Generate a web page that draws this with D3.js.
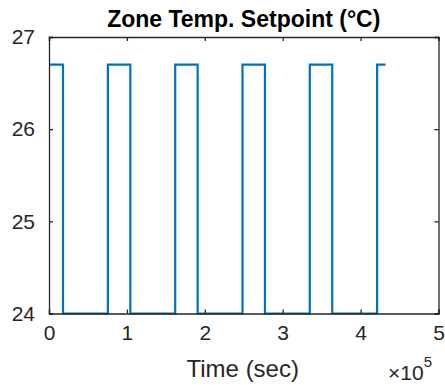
<!DOCTYPE html>
<html>
<head>
<meta charset="utf-8">
<script src="https://cdn.jsdelivr.net/npm/d3@7"></script>
<style>
  body { margin: 0; background: #fff; }
  text { font-family: "Liberation Sans", Arial, Helvetica, sans-serif; fill: #262626; }
</style>
</head>
<body>
<div id="chart"></div>
<script>
"use strict";

// Data
// ----

// switching instants (s) and setpoint held from each instant on (°C)
var times    = [0, 18000, 75600, 104400, 162000, 190800, 248400, 277200, 334800, 363600, 421200, 432000];
var setpoint = [26.7, 24, 26.7, 24, 26.7, 24, 26.7, 24, 26.7, 24, 26.7, 26.7];

var xTicks = [0, 1, 2, 3, 4, 5];      // ×10^5
var yTicks = [24, 25, 26, 27];

var title  = "Zone Temp. Setpoint (°C)",
    xLabel = "Time (sec)";


// Box sizing
// ----------

var W = 445, H = 385,
    boxL = 49, boxR = 438.5,
    boxT = 37, boxB = 313.5,
    tick = 4,
    blue = "#0072BD",
    ink = "#262626";

var svg = d3.select("#chart").append("svg")
    .attr("width", W)
    .attr("height", H);

var x = d3.scaleLinear().domain([0, 5e5]).range([boxL, boxR]),
    y = d3.scaleLinear().domain([24, 27]).range([boxB, boxT]);

var data = times.map(function(t, i) { return { t: t, v: setpoint[i] }; });


// Curve

svg.append("path")
    .datum(data)
    .attr("fill", "none")
    .attr("stroke", blue)
    .attr("stroke-width", 2.2)
    .attr("d", d3.line()
        .curve(d3.curveStepAfter)
        .x(function(d) { return x(d.t); })
        .y(function(d) { return y(d.v); }));


// Axes (MATLAB box, ticks inward)

var fmt = function(d) { return d / 1e5; };
var xVals = xTicks.map(function(d) { return d * 1e5; });

svg.append("g")
    .attr("transform", "translate(0," + boxB + ")")
    .call(d3.axisBottom(x).tickValues(xVals)
        .tickSize(-tick).tickPadding(12).tickFormat(fmt));

svg.append("g")
    .attr("transform", "translate(0," + boxT + ")")
    .call(d3.axisTop(x).tickValues(xVals)
        .tickSize(-tick).tickFormat(""));

svg.append("g")
    .attr("transform", "translate(" + boxL + ",0)")
    .call(d3.axisLeft(y).tickValues(yTicks).tickSize(-tick)
        .tickPadding(14).tickFormat(d3.format("d")));

svg.append("g")
    .attr("transform", "translate(" + boxR + ",0)")
    .call(d3.axisRight(y).tickValues(yTicks).tickSize(-tick).tickFormat(""));

svg.selectAll(".domain, .tick line")
    .attr("stroke", ink)
    .attr("stroke-width", 1.3);

svg.selectAll(".tick text")
    .attr("fill", ink)
    .style("font-size", "21px")
    .style("font-family", "'Liberation Sans', Arial, sans-serif");


// Texts

svg.append("text")
    .attr("x", (boxL + boxR) / 2)
    .attr("y", 27)
    .attr("text-anchor", "middle")
    .style("font-size", "23px")
    .style("font-weight", "bold")
    .style("fill", "#000")
    .text(title);

svg.append("text")
    .attr("x", (boxL + boxR) / 2 - 1)
    .attr("y", 377)
    .attr("text-anchor", "middle")
    .style("font-size", "24px")
    .text(xLabel);

var exp = svg.append("text")
    .attr("x", 388)
    .attr("y", 380)
    .style("font-size", "21px");
exp.append("tspan").text("×10");
exp.append("tspan")
    .attr("dy", -13)
    .style("font-size", "15px")
    .text("5");

</script>
</body>
</html>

PROBLEM DETAILS: Repeat all of the data above word for word, minus the pictures.

EXERCISE OUTPUT:
Generate a web page that draws this with D3.js.
<!DOCTYPE html>
<html>
<head>
<meta charset="utf-8">
<script src="https://cdn.jsdelivr.net/npm/d3@7"></script>
<style>
  body { margin: 0; background: #fff; }
  text { font-family: "Liberation Sans", Arial, Helvetica, sans-serif; fill: #262626; }
</style>
</head>
<body>
<div id="chart"></div>
<script>
"use strict";

// Data
// ----

// switching instants (s) and setpoint held from each instant on (°C)
var times    = [0, 18000, 75600, 104400, 162000, 190800, 248400, 277200, 334800, 363600, 421200, 432000];
var setpoint = [26.7, 24, 26.7, 24, 26.7, 24, 26.7, 24, 26.7, 24, 26.7, 26.7];

var xTicks = [0, 1, 2, 3, 4, 5];      // ×10^5
var yTicks = [24, 25, 26, 27];

var title  = "Zone Temp. Setpoint (°C)",
    xLabel = "Time (sec)";


// Box sizing
// ----------

var W = 445, H = 385,
    boxL = 49, boxR = 438.5,
    boxT = 37, boxB = 313.5,
    tick = 4,
    blue = "#0072BD",
    ink = "#262626";

var svg = d3.select("#chart").append("svg")
    .attr("width", W)
    .attr("height", H);

var x = d3.scaleLinear().domain([0, 5e5]).range([boxL, boxR]),
    y = d3.scaleLinear().domain([24, 27]).range([boxB, boxT]);

var data = times.map(function(t, i) { return { t: t, v: setpoint[i] }; });


// Curve

svg.append("path")
    .datum(data)
    .attr("fill", "none")
    .attr("stroke", blue)
    .attr("stroke-width", 2.2)
    .attr("d", d3.line()
        .curve(d3.curveStepAfter)
        .x(function(d) { return x(d.t); })
        .y(function(d) { return y(d.v); }));


// Axes (MATLAB box, ticks inward)

var fmt = function(d) { return d / 1e5; };
var xVals = xTicks.map(function(d) { return d * 1e5; });

svg.append("g")
    .attr("transform", "translate(0," + boxB + ")")
    .call(d3.axisBottom(x).tickValues(xVals)
        .tickSize(-tick).tickPadding(12).tickFormat(fmt));

svg.append("g")
    .attr("transform", "translate(0," + boxT + ")")
    .call(d3.axisTop(x).tickValues(xVals)
        .tickSize(-tick).tickFormat(""));

svg.append("g")
    .attr("transform", "translate(" + boxL + ",0)")
    .call(d3.axisLeft(y).tickValues(yTicks).tickSize(-tick)
        .tickPadding(14).tickFormat(d3.format("d")));

svg.append("g")
    .attr("transform", "translate(" + boxR + ",0)")
    .call(d3.axisRight(y).tickValues(yTicks).tickSize(-tick).tickFormat(""));

svg.selectAll(".domain, .tick line")
    .attr("stroke", ink)
    .attr("stroke-width", 1.3);

svg.selectAll(".tick text")
    .attr("fill", ink)
    .style("font-size", "21px")
    .style("font-family", "'Liberation Sans', Arial, sans-serif");


// Texts

svg.append("text")
    .attr("x", (boxL + boxR) / 2)
    .attr("y", 27)
    .attr("text-anchor", "middle")
    .style("font-size", "23px")
    .style("font-weight", "bold")
    .style("fill", "#000")
    .text(title);

svg.append("text")
    .attr("x", (boxL + boxR) / 2 - 1)
    .attr("y", 377)
    .attr("text-anchor", "middle")
    .style("font-size", "24px")
    .text(xLabel);

var exp = svg.append("text")
    .attr("x", 388)
    .attr("y", 380)
    .style("font-size", "21px");
exp.append("tspan").text("×10");
exp.append("tspan")
    .attr("dy", -13)
    .style("font-size", "15px")
    .text("5");

</script>
</body>
</html>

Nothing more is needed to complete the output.